Halten wir fest: Pilatus’ Schwäche war kein Hindernis, eine solche Tortur anzuordnen. Ganz im Gegenteil: Weil er nicht Manns genug war, den Gegnern Jesu die Stirn zu zeigen, ordnete er ungerechterweise – aus purer Feigheit – eine Folter an.
Der Wendehals wird ängstlich
Der Satz „Was ist Wahrheit?“ zeigt aber, daß Pilatus nicht nur schwach war, sondern auch unfähig, sich feste Urteile zu bilden. Er war ein Wendehals, der es demjenigen Recht tat, der den größten Druck ausübte. Weil er unfähig geworden war, die Wahrheit zu erkennen, war er auch nicht mehr fähig, gerecht zu urteilen und zu handeln. Allein die Angst um den Verlust seines Postens war die Richtschnur seines Lebens.
Nach der Geißelung zeigte Pilatus Jesus seinen Anklägern, wohl in der Hoffnung, Mitleid für den Gemarterten zu erzeugen.
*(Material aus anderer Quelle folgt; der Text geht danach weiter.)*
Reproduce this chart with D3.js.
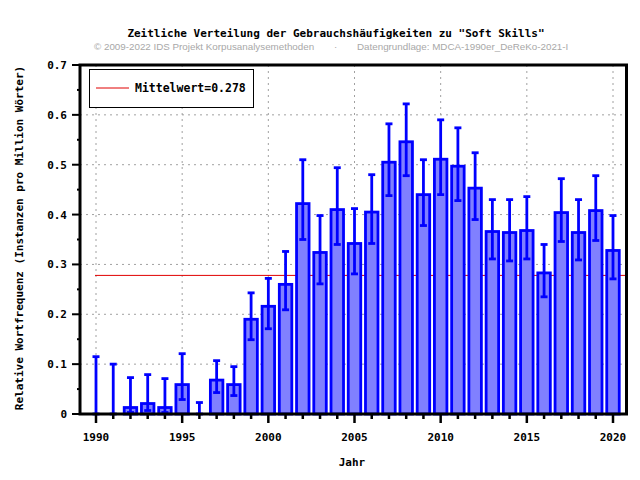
<!DOCTYPE html>
<html>
<head>
<meta charset="utf-8">
<script src="https://cdn.jsdelivr.net/npm/d3@7"></script>
<style>
body { margin: 0; background: #fff; }
svg { display: block; }
</style>
</head>
<body>
<svg id="chart" width="640" height="480"></svg>
<script>
const years = [1990,1991,1992,1993,1994,1995,1996,1997,1998,1999,2000,2001,2002,2003,2004,2005,2006,2007,2008,2009,2010,2011,2012,2013,2014,2015,2016,2017,2018,2019,2020];
const values = [0,0,0.013,0.021,0.013,0.059,0,0.068,0.059,0.190,0.216,0.260,0.422,0.324,0.410,0.342,0.405,0.505,0.546,0.440,0.511,0.497,0.453,0.366,0.364,0.368,0.283,0.404,0.364,0.408,0.328];
const errLow = [0,0,0.003,0.007,0.003,0.029,0,0.043,0.037,0.149,0.171,0.209,0.350,0.261,0.340,0.281,0.342,0.438,0.478,0.378,0.440,0.428,0.390,0.311,0.307,0.311,0.235,0.346,0.309,0.348,0.271];
const errHigh = [0.115,0.100,0.073,0.079,0.071,0.121,0.023,0.107,0.095,0.243,0.272,0.326,0.510,0.398,0.494,0.412,0.480,0.582,0.622,0.510,0.590,0.574,0.524,0.430,0.430,0.436,0.340,0.472,0.430,0.478,0.398];
const meanValue = 0.278;
const yTicks = [0,0.1,0.2,0.3,0.4,0.5,0.6,0.7];
const xTicks = [1990,1995,2000,2005,2010,2015,2020];
const titleText = 'Zeitliche Verteilung der Gebrauchshäufigkeiten zu "Soft Skills"';
const creditLeft = '© 2009-2022 IDS Projekt Korpusanalysemethoden';
const creditRight = 'Datengrundlage: MDCA-1990er_DeReKo-2021-I';
const yLabel = 'Relative Wortfrequenz (Instanzen pro Million Wörter)';
const xLabel = 'Jahr';
const legendLabel = 'Mittelwert=0.278';

const svg = d3.select('#chart');
const L = 80, R = 626.5, T = 65, B = 414;
const x = d3.scaleLinear().domain([1990, 2020]).range([96, 613]);
const y = d3.scaleLinear().domain([0, 0.7]).range([B, T]);
const mono = '"DejaVu Sans Mono", monospace';
const blue = '#0000ff';

// grid
const g = svg.append('g');
g.selectAll('.hg').data(yTicks.filter(v => v > 0 && v < 0.7)).enter().append('line')
  .attr('x1', L).attr('x2', R).attr('y1', d => y(d)).attr('y2', d => y(d))
  .attr('stroke', '#a0a0a0').attr('stroke-width', 1).attr('stroke-dasharray', '2,4');
g.selectAll('.vg').data(xTicks).enter().append('line')
  .attr('x1', d => x(d)).attr('x2', d => x(d)).attr('y1', T).attr('y2', B)
  .attr('stroke', '#a0a0a0').attr('stroke-width', 1).attr('stroke-dasharray', '2,4');

// mean line
svg.append('line').attr('x1', x(1990) - 1).attr('x2', R).attr('y1', y(meanValue)).attr('y2', y(meanValue))
  .attr('stroke', '#e00000').attr('stroke-width', 1);

// bars
const data = years.map((yr, i) => ({yr, v: values[i], lo: errLow[i], hi: errHigh[i]}));
const bw = 12.5;
svg.selectAll('.bar').data(data.filter(d => d.v > 0)).enter().append('rect')
  .attr('x', d => x(d.yr) - bw / 2).attr('width', bw)
  .attr('y', d => y(d.v)).attr('height', d => B - y(d.v))
  .attr('fill', '#8080ff').attr('stroke', blue).attr('stroke-width', 2.8);

// error bars
const eb = svg.append('g').attr('stroke', blue).attr('stroke-width', 2.8);
eb.selectAll('.ev').data(data).enter().append('line')
  .attr('x1', d => x(d.yr)).attr('x2', d => x(d.yr)).attr('y1', d => y(d.lo)).attr('y2', d => y(d.hi));
eb.selectAll('.eh').data(data).enter().append('line')
  .attr('x1', d => x(d.yr) - 3.5).attr('x2', d => x(d.yr) + 3.5).attr('y1', d => y(d.hi)).attr('y2', d => y(d.hi));
eb.selectAll('.el').data(data).enter().append('line')
  .attr('x1', d => x(d.yr) - 3.5).attr('x2', d => x(d.yr) + 3.5).attr('y1', d => y(d.lo)).attr('y2', d => y(d.lo));

// frame
svg.append('rect').attr('x', L).attr('y', T).attr('width', R - L).attr('height', B - T)
  .attr('fill', 'none').attr('stroke', '#000').attr('stroke-width', 3);

// y axis ticks
const yMinor = d3.range(0.05, 0.7, 0.1);
svg.selectAll('.yt').data(yTicks).enter().append('line')
  .attr('x1', L - 8).attr('x2', L).attr('y1', d => y(d)).attr('y2', d => y(d))
  .attr('stroke', '#000').attr('stroke-width', 2);
svg.selectAll('.ytm').data(yMinor).enter().append('line')
  .attr('x1', L - 3).attr('x2', L).attr('y1', d => y(d)).attr('y2', d => y(d))
  .attr('stroke', '#000').attr('stroke-width', 2);
svg.selectAll('.yl').data(yTicks).enter().append('text')
  .attr('x', 67).attr('y', d => y(d) + 4).attr('text-anchor', 'end')
  .attr('font-family', mono).attr('font-weight', 'bold').attr('font-size', 11)
  .text(d => d === 0 ? '0' : d3.format('.1f')(d));

// x axis ticks
svg.selectAll('.xt').data(years).enter().append('line')
  .attr('x1', d => x(d)).attr('x2', d => x(d)).attr('y1', B)
  .attr('y2', d => xTicks.includes(d) ? B + 9 : B + 5)
  .attr('stroke', '#000').attr('stroke-width', 2.5);
svg.selectAll('.xl').data(xTicks).enter().append('text')
  .attr('x', d => x(d)).attr('y', 441).attr('text-anchor', 'middle')
  .attr('font-family', mono).attr('font-weight', 'bold').attr('font-size', 11)
  .text(d => d);

// labels
svg.append('text').attr('x', 352).attr('y', 466).attr('text-anchor', 'middle')
  .attr('font-family', mono).attr('font-weight', 'bold').attr('font-size', 11).text(xLabel);
svg.append('text').attr('transform', 'translate(23,238) rotate(-90)').attr('text-anchor', 'middle')
  .attr('font-family', mono).attr('font-weight', 'bold').attr('font-size', 11).text(yLabel);
svg.append('text').attr('x', 336).attr('y', 37).attr('text-anchor', 'middle')
  .attr('font-family', mono).attr('font-weight', 'bold').attr('font-size', 11).text(titleText);
const sans = '"Liberation Sans", Arial, sans-serif';
svg.append('text').attr('x', 94).attr('y', 50).attr('font-family', sans).attr('font-size', 9.8)
  .attr('fill', '#a8a8a8').text(creditLeft);
svg.append('text').attr('x', 334).attr('y', 50).attr('font-family', sans).attr('font-size', 9.8)
  .attr('fill', '#a8a8a8').text('·');
svg.append('text').attr('x', 357).attr('y', 50).attr('font-family', sans).attr('font-size', 9.8)
  .attr('fill', '#a8a8a8').text(creditRight);

// legend
svg.append('rect').attr('x', 89.5).attr('y', 69.5).attr('width', 164).attr('height', 38)
  .attr('fill', '#fff').attr('stroke', '#000').attr('stroke-width', 1);
svg.append('line').attr('x1', 96).attr('x2', 129).attr('y1', 88).attr('y2', 88)
  .attr('stroke', '#e00000').attr('stroke-width', 1);
svg.append('text').attr('x', 135).attr('y', 92).attr('font-family', mono).attr('font-weight', 'bold')
  .attr('font-size', 11.5).text(legendLabel);
</script>
</body>
</html>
Dabei sagte er: „Seht, ich bringe ihn zu euch heraus; ihr sollt wissen, daß ich keinen Grund finde, ihn zu verurteilen“ (was er eigentlich bereits mit der Anordnung zur Geißelung getan hatte). Pilatus’ Vorgehen erzeugte aber kein Mitleid, sondern genau das Gegenteil. Die Forderungen nach einer Hinrichtung wurden noch heftiger vorgetragen. Der Evangelist berichtet: „Als Pilatus das hörte, wurde er noch ängstlicher.“
Dann bist du kein Freund des Kaisers!
Pilatus verzweifelte zunehmend und versuchte, in einer erneuten Unterredung mit Jesus einen Ausweg zu finden: „Daraufhin wollte Pilatus ihn freilassen“, doch nicht dabei die Sympathie der Kläger verlieren. Deshalb war Pilatus nicht in der Lage, die Ankläger in die Schranken zu weisen. Die Furcht ergriff ihn zusehends. Er verzweifelte geradezu. Doch sein Gewissen verbot ihm immer noch, das Todesurteil auszusprechen.
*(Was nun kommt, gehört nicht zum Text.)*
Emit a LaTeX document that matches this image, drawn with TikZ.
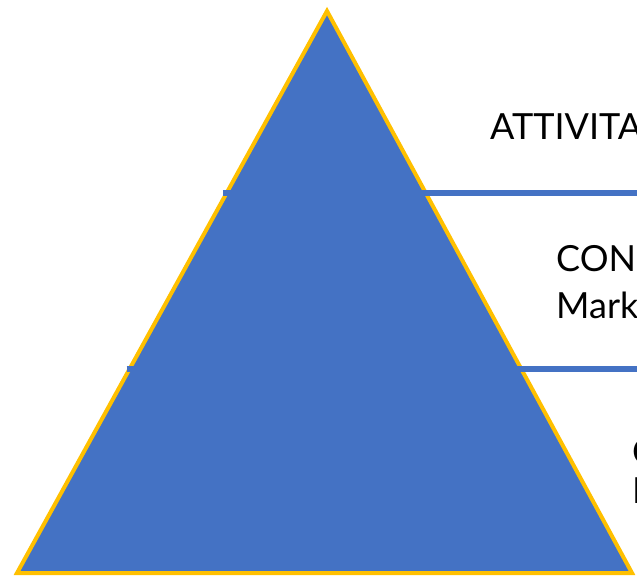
\documentclass[tikz,border=0pt]{standalone}
\usepackage{fontspec}
\setmainfont{Lato}
\definecolor{pyrblue}{HTML}{4472C4}
\definecolor{pyrgold}{HTML}{FFC000}

\begin{document}
\begin{tikzpicture}[x=1pt,y=-1pt,
  tier/.style={anchor=base west,inner sep=0pt,font=\fontsize{36}{43}\selectfont},
  divider/.style={pyrblue,line width=5.5pt}]
  \useasboundingbox (0,0) rectangle (637,576);
  \clip (0,0) rectangle (637,576);

  % Pyramid body
  \coordinate (apex) at (327,11);
  \coordinate (left) at (17,573);
  \coordinate (right) at (632,573);
  \draw[pyrgold,line width=4pt,fill=pyrblue] (apex) -- (left) -- (right) -- cycle;

  % Two level dividers, running out past the right side
  \coordinate (d1a) at (223,193);
  \coordinate (d1b) at (640,193);
  \coordinate (d2a) at (126.5,369);
  \coordinate (d2b) at (640,369);
  \draw[divider] (d1a) -- (d1b);
  \draw[divider] (d2a) -- (d2b);

  % Level captions (cut by the right edge)
  \node[tier] (top) at (490,139) {ATTIVITA};
  \node[tier] (mid) at (556,271) {CON};
  \node[tier] (midb) at (556,318) {Marke};
  \node[tier] (low) at (632,464) {C};
  \node[tier] (lowb) at (632,503) {I};
\end{tikzpicture}
\end{document}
Seine endgültige Kapitulation kam, als man ihm folgende Drohung entgegenschleuderte: „Wenn du ihn freiläßt, bist du kein Freund des Kaisers“. Was zu Jesu Zeit diese Drohung konkret bedeutete, erklärt Gerhard Kroll: „Was nämlich der Verlust der kaiserlichen Freundschaft bedeutete, das konnte Pilatus aus dem Schicksal seines Amtskollegen, des ägyptischen Statthalters Cornelius Gallus, studieren. Der Kaiser entzog diesem den Ehrentitel seiner Freundschaft, und der Beamte wurde aus dem Staatsdienst entlassen. Bald aber brach über den Entlassenen eine Flut an Beschuldigungen und Denunziationen herein, die dem abgesetzten Staatsbeamten nur einen Ausweg offenließen: den Selbstmord (Sueton, Augustus 66). Pilatus wußte das alles sehr genau.“ (Gerhard Kroll: Auf den Spuren Jesu, S. 354).
Unfähig, Gewißheiten zu bilden
Pilatus gab jeden Widerstand auf und verkündete prompt das verbrecherische Todesurteil. Sein Verhalten soll uns eine Warnung sein: Er gab sich in dieser Situation seiner Schwäche hin, weil er nicht zur Bildung von Gewißheiten fähig war. Das machte ihn zu einem ängstlichen Menschen, wodurch er zu grausamen und ungerechten Entscheidungen imstande war. Sein eigener Nutzen war sein Leitfaden. Um diesen zu verteidigen, war er zu allem fähig.
Dadurch ist Pilatus zum Prototyp des korrupten und eigensüchtigen Politikers geworden. Er ist so etwas wie das Vorbild aller Politiker, denen die Wahrheit und die Gerechtigkeit egal sind und die sich nur nach Eigennutz richten. Er war sogar bereit, abzustreiten, daß es eine Wahrheit gibt, wenn ihm das nützlich erschien: Solche Politiker sind zu den größten Grausamkeiten und Ungerechtigkeiten fähig.